My birthday is almost a month old now but the truth is every day presents us with an opportunity to begin anew – even the Bible reminds us that each morning is replete with brand new mercies.
When I officially turned 40 six years ago, my sister Etienne (see Evolution – Dedicated to Etienne Randall LeGrand, 30 June 2011), sent me a card that said I would no longer suffer fools gladly. What she neglected to mention was how much better the 40’s get with each passing year.
What I feel now as I celebrate my 46th year (yes, I’m still celebrating J) is free.
I have truly laid aside every weight and it’s about damn time.
Those fools weigh a lot.
But it’s not only the fools.

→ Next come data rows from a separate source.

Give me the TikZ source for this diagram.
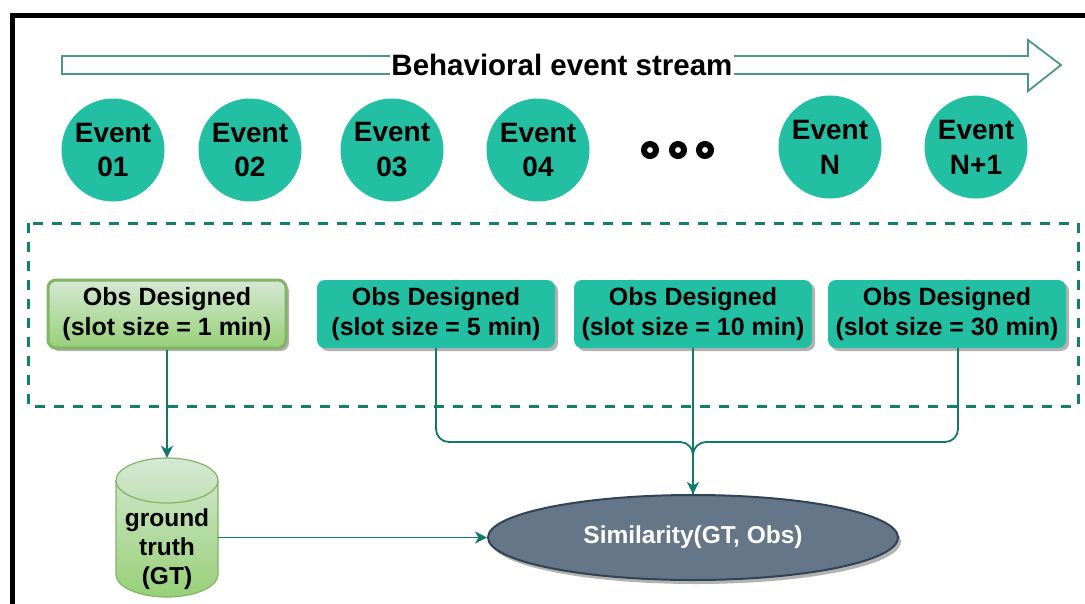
\documentclass[tikz,border=0pt]{standalone}
\usepackage{fontspec}
\setmainfont{Liberation Sans}
\usetikzlibrary{arrows.meta,shadows,shapes.geometric}
\definecolor{evfill}{RGB}{35,191,162}
\definecolor{linkc}{RGB}{16,122,104}
\definecolor{grpc}{RGB}{18,128,110}
\definecolor{streamc}{RGB}{74,150,135}
\definecolor{gtop}{RGB}{213,232,212}
\definecolor{gbot}{RGB}{151,208,119}
\definecolor{gline}{RGB}{130,179,102}
\definecolor{simfill}{RGB}{100,118,135}
\definecolor{simline}{RGB}{49,67,84}

\begin{document}
\begin{tikzpicture}[x=1pt,y=-1pt,
  event/.style={circle, fill=evfill, minimum size=103pt, inner sep=0pt,
    align=center, font=\fontsize{28}{35}\selectfont\bfseries},
  obsbox/.style={rectangle, rounded corners=8pt, minimum width=238pt,
    minimum height=68pt, inner sep=0pt, align=center,
    font=\fontsize{25}{30}\selectfont\bfseries,
    drop shadow={shadow xshift=3pt, shadow yshift=-3pt, fill=black, opacity=0.3}},
  obsteal/.style={obsbox, fill=evfill},
  obsgreen/.style={obsbox, draw=gline, line width=3pt, top color=gtop, bottom color=gbot},
  dotring/.style={circle, draw=black, line width=6pt, minimum size=12pt, inner sep=0pt},
  groupbox/.style={draw=grpc, line width=3pt, dash pattern=on 10pt off 9pt},
  conn/.style={draw=linkc, line width=1.8pt},
  connarrow/.style={conn, -{Stealth[length=12pt, width=12pt, inset=3.5pt]}},
  streamarrow/.style={draw=streamc, line width=1.8pt, fill=white},
  streamlabel/.style={fill=white, inner sep=1.5pt, font=\fontsize{29.5}{35}\selectfont\bfseries},
  cylbody/.style={draw=gline, line width=1.2pt, top color=gtop, bottom color=gbot},
  simnode/.style={ellipse, fill=simfill, draw=simline, line width=2pt,
    minimum width=410pt, minimum height=85pt, inner sep=0pt, text=white,
    font=\fontsize{24.5}{30}\selectfont\bfseries,
    drop shadow={shadow xshift=3pt, shadow yshift=-4pt, fill=black, opacity=0.3}},
  gtlabel/.style={align=center, inner sep=0pt, font=\fontsize{24.5}{29}\selectfont\bfseries}
]
\useasboundingbox (0,0) rectangle (1085,603);

% page frame (top and left edges)
\draw[line width=4.5pt, line cap=rect] (12.5,603) -- (12.5,15.5) -- (1085,15.5);

% event stream arrow with its caption
\draw[streamarrow] (62,56) -- (1028,56) -- (1028,40) -- (1061,65) -- (1028,91)
  -- (1028,74) -- (62,74) -- cycle;
\node[streamlabel] (stream) at (562,65) {Behavioral event stream};

% events
\node[event] (e1) at (113,150) {Event\\01};
\node[event] (e2) at (250,150) {Event\\02};
\node[event] (e3) at (392,150) {Event\\03};
\node[event] (e4) at (538,150) {Event\\04};
\node[dotring] (d1) at (650,150) {};
\node[dotring] (d2) at (678,150) {};
\node[dotring] (d3) at (705,150) {};
\node[event] (eN) at (830,147) {Event\\N};
\node[event] (eN1) at (976,147) {Event\\N+1};

% observation designs
\draw[groupbox] (28,223) rectangle (1078,406);
\node[obsgreen] (b1) at (167,314) {Obs Designed\\(slot size = 1 min)};
\node[obsteal] (b2) at (436,314) {Obs Designed\\(slot size = 5 min)};
\node[obsteal] (b3) at (693,314) {Obs Designed\\(slot size = 10 min)};
\node[obsteal] (b4) at (947,314) {Obs Designed\\(slot size = 30 min)};

% ground truth store
\node[minimum width=102pt, minimum height=139pt, inner sep=0pt] (gt) at (167,527.5) {};
\path[cylbody] (116,480.5) -- (116,574.5)
  arc[start angle=180, end angle=360, x radius=51pt, y radius=22.5pt]
  -- (218,480.5)
  arc[start angle=0, end angle=180, x radius=51pt, y radius=22.5pt] -- cycle;
\draw[draw=gline, line width=1.2pt] (116,480.5)
  arc[start angle=180, end angle=360, x radius=51pt, y radius=22.5pt];
\node[gtlabel] (gttext) at (167,549) {ground\\truth\\(GT)};

% similarity measure
\node[simnode] (sim) at (693,537.5) {Similarity(GT, Obs)};

% connectors
\coordinate (mergeY) at (0,442);
\draw[connarrow] (b1.south) -- (gt.north);
\draw[connarrow] (gt.east |- sim.west) -- (sim.west);
\draw[conn, rounded corners=13pt] (b2.south) -- (b2.south |- mergeY) -- (sim.north |- mergeY) -- (sim.north);
\draw[conn, rounded corners=13pt] ([xshift=11pt]b4.south) -- ([xshift=11pt]b4.south |- mergeY) -- (sim.north |- mergeY) -- (sim.north);
\draw[connarrow] (b3.south) -- (sim.north);
\end{tikzpicture}
\end{document}
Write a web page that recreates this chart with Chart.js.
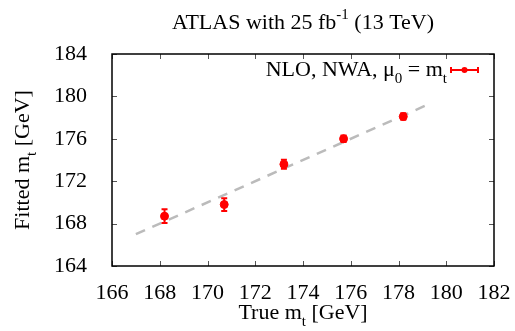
<!DOCTYPE html>
<html>
<head>
<meta charset="utf-8">
<script src="https://cdn.jsdelivr.net/npm/chart.js@4.4.1/dist/chart.umd.min.js"></script>
<style>
  html, body { margin: 0; padding: 0; background: #fff; }
  #wrap { width: 515px; height: 331px; }
</style>
</head>
<body>
<div id="wrap"><canvas id="chart"></canvas></div>
<script>
// values
const trueMass = [168.2, 170.7, 173.2, 175.7, 178.2];
const fittedMass = [168.7, 169.8, 173.6, 176.0, 178.1];
const fittedErr = [0.65, 0.6, 0.42, 0.3, 0.3];
const fitLineX = [167.0, 179.3];
const fitLineY = [167.0, 179.3];
const xTicks = [166, 168, 170, 172, 174, 176, 178, 180, 182];
const yTicks = [164, 168, 172, 176, 180, 184];

const RED = '#ff0000';
const SERIF = '"Liberation Serif", "DejaVu Serif", serif';

// draw text made of parts: [text, 0 normal | -1 sub | 1 sup]
function richWidth(ctx, parts, size) {
  let w = 0;
  parts.forEach(p => {
    ctx.font = (p[1] ? Math.round(size * 0.7) : size) + 'px ' + SERIF;
    w += ctx.measureText(p[0]).width;
  });
  return w;
}
function drawRich(ctx, parts, x, y, size, align) {
  const w = richWidth(ctx, parts, size);
  let cx = align === 'center' ? x - w / 2 : align === 'right' ? x - w : x;
  ctx.textBaseline = 'alphabetic';
  ctx.textAlign = 'left';
  parts.forEach(p => {
    const s = p[1] ? Math.round(size * 0.7) : size;
    ctx.font = s + 'px ' + SERIF;
    const dy = p[1] === -1 ? size * 0.3 : p[1] === 1 ? -size * 0.45 : 0;
    ctx.fillText(p[0], cx, y + dy);
    cx += ctx.measureText(p[0]).width;
  });
}

const framePlugin = {
  id: 'frame',
  afterDatasetsDraw(chart) {
    const ctx = chart.ctx;
    const a = chart.chartArea;
    const xs = chart.scales.x, ys = chart.scales.y;
    ctx.save();
    // error bars
    ctx.strokeStyle = RED;
    ctx.lineWidth = 2;
    trueMass.forEach((m, i) => {
      const px = xs.getPixelForValue(m);
      const lo = ys.getPixelForValue(fittedMass[i] - fittedErr[i]);
      const hi = ys.getPixelForValue(fittedMass[i] + fittedErr[i]);
      ctx.beginPath();
      ctx.moveTo(px, lo); ctx.lineTo(px, hi);
      ctx.moveTo(px - 3, lo); ctx.lineTo(px + 3, lo);
      ctx.moveTo(px - 3, hi); ctx.lineTo(px + 3, hi);
      ctx.stroke();
    });
    // inward ticks on all four sides
    ctx.strokeStyle = '#555';
    ctx.lineWidth = 1;
    ctx.beginPath();
    xTicks.forEach(v => {
      const px = Math.round(xs.getPixelForValue(v)) + 0.5;
      ctx.moveTo(px, a.bottom); ctx.lineTo(px, a.bottom - 5);
      ctx.moveTo(px, a.top); ctx.lineTo(px, a.top + 5);
    });
    yTicks.forEach(v => {
      const py = Math.round(ys.getPixelForValue(v)) + 0.5;
      ctx.moveTo(a.left, py); ctx.lineTo(a.left + 5, py);
      ctx.moveTo(a.right, py); ctx.lineTo(a.right - 5, py);
    });
    ctx.stroke();
    // frame
    ctx.strokeStyle = '#000';
    ctx.lineWidth = 1.5;
    ctx.strokeRect(a.left, a.top, a.right - a.left, a.bottom - a.top);

    // titles
    ctx.fillStyle = '#000';
    const cxm = (a.left + a.right) / 2;
    drawRich(ctx, [['ATLAS with 25 fb', 0], ['-1', 1], [' (13 TeV)', 0]], cxm, 29, 22, 'center');
    drawRich(ctx, [['True m', 0], ['t', -1], [' [GeV]', 0]], cxm, 319, 22, 'center');
    ctx.save();
    ctx.translate(29, (a.top + a.bottom) / 2);
    ctx.rotate(-Math.PI / 2);
    drawRich(ctx, [['Fitted m', 0], ['t', -1], [' [GeV]', 0]], 0, 0, 22, 'center');
    ctx.restore();

    // legend
    const ly = 70;
    drawRich(ctx, [['NLO, NWA, \u03bc', 0], ['0', -1], [' = m', 0], ['t', -1]], 447, 76, 22, 'right');
    ctx.strokeStyle = RED;
    ctx.lineWidth = 2;
    ctx.beginPath();
    ctx.moveTo(451, ly); ctx.lineTo(478, ly);
    ctx.moveTo(451, ly - 3); ctx.lineTo(451, ly + 3);
    ctx.moveTo(478, ly - 3); ctx.lineTo(478, ly + 3);
    ctx.stroke();
    ctx.fillStyle = RED;
    ctx.beginPath();
    ctx.arc(464.5, ly, 3, 0, Math.PI * 2);
    ctx.fill();
    ctx.restore();
  }
};

new Chart(document.getElementById('chart'), {
  type: 'scatter',
  data: {
    datasets: [
      {
        label: 'fit',
        data: fitLineX.map((x, i) => ({ x: x, y: fitLineY[i] })),
        showLine: true,
        borderColor: '#bbbbbb',
        borderWidth: 2.5,
        borderDash: [10, 8],
        pointRadius: 0,
        order: 2
      },
      {
        label: 'NLO, NWA',
        data: trueMass.map((x, i) => ({ x: x, y: fittedMass[i] })),
        pointRadius: 4,
        pointBackgroundColor: RED,
        pointBorderColor: RED,
        order: 1
      }
    ]
  },
  options: {
    responsive: true,
    maintainAspectRatio: false,
    animation: false,
    layout: { padding: { top: 54, right: 21, left: 0, bottom: 0 } },
    plugins: { legend: { display: false }, tooltip: { enabled: false } },
    scales: {
      x: {
        type: 'linear', min: 166, max: 182,
        afterBuildTicks: s => { s.ticks = xTicks.map(v => ({ value: v })); },
        afterFit: s => { s.height = 65; s.paddingLeft = 0; s.paddingRight = 0; },
        grid: { display: false }, border: { display: false },
        ticks: { color: '#000', padding: 6, maxRotation: 0, font: { family: SERIF, size: 22 } }
      },
      y: {
        type: 'linear', min: 164, max: 184,
        afterBuildTicks: s => { s.ticks = yTicks.map(v => ({ value: v })); },
        afterFit: s => { s.width = 112; s.paddingTop = 0; s.paddingBottom = 0; },
        grid: { display: false }, border: { display: false },
        ticks: { color: '#000', padding: 17, font: { family: SERIF, size: 22 } }
      }
    }
  },
  plugins: [framePlugin]
});
</script>
</body>
</html>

It’s the lies I ingested about Who I Am and What I Am capable of.
You see, I now know I get this awesome opportunity to be a co-creator in the wonderful story I am writing called my life.
I get to let go of the past and infuse every moment and relationship with the Gift of Love.
I get to observe beauty in the ordinary and realize how that acknowledgement enables me to see everything as extraordinary.
In addition to celebrating, however, my birthday season has made all of these discoveries more poignant as it now includes remembering the transition of two beautiful souls – my father, Matthew Miller (24 July 1996) and my cousin Renee Williams Carter (28 July 2011).
My father surrendered his battle with leukemia just two days before my birthday in 1996. At the time I was carrying precious cargo – one Drew Etienne Mitchell. It was as though my father’s spirit made room for her large life, just as my maternal grandmother, Alice Rebecca King Starks, did for me as my mother carried me in February 1965. It's her name - Allison Rebecca - that I wear proudly.
The significance of this disconcerting pattern is not lost on me.
It doesn’t sadden me as much as it humbles me and moves me to embrace a reverence of the power of God and how different His / Her ways are from my own.
That doesn’t mean I’m happy I never meet my grandmother or that I don’t wish there were moments Drew and her Pop-Pop could have shared. It just means that my 46-year-old self has learned the value of respecting the Process, as well as recognizing the futility of fighting the flow of life. This acceptance has given me a sense of peace that seriously passes my understanding, which, in turn, opens the door for monumental gratitude.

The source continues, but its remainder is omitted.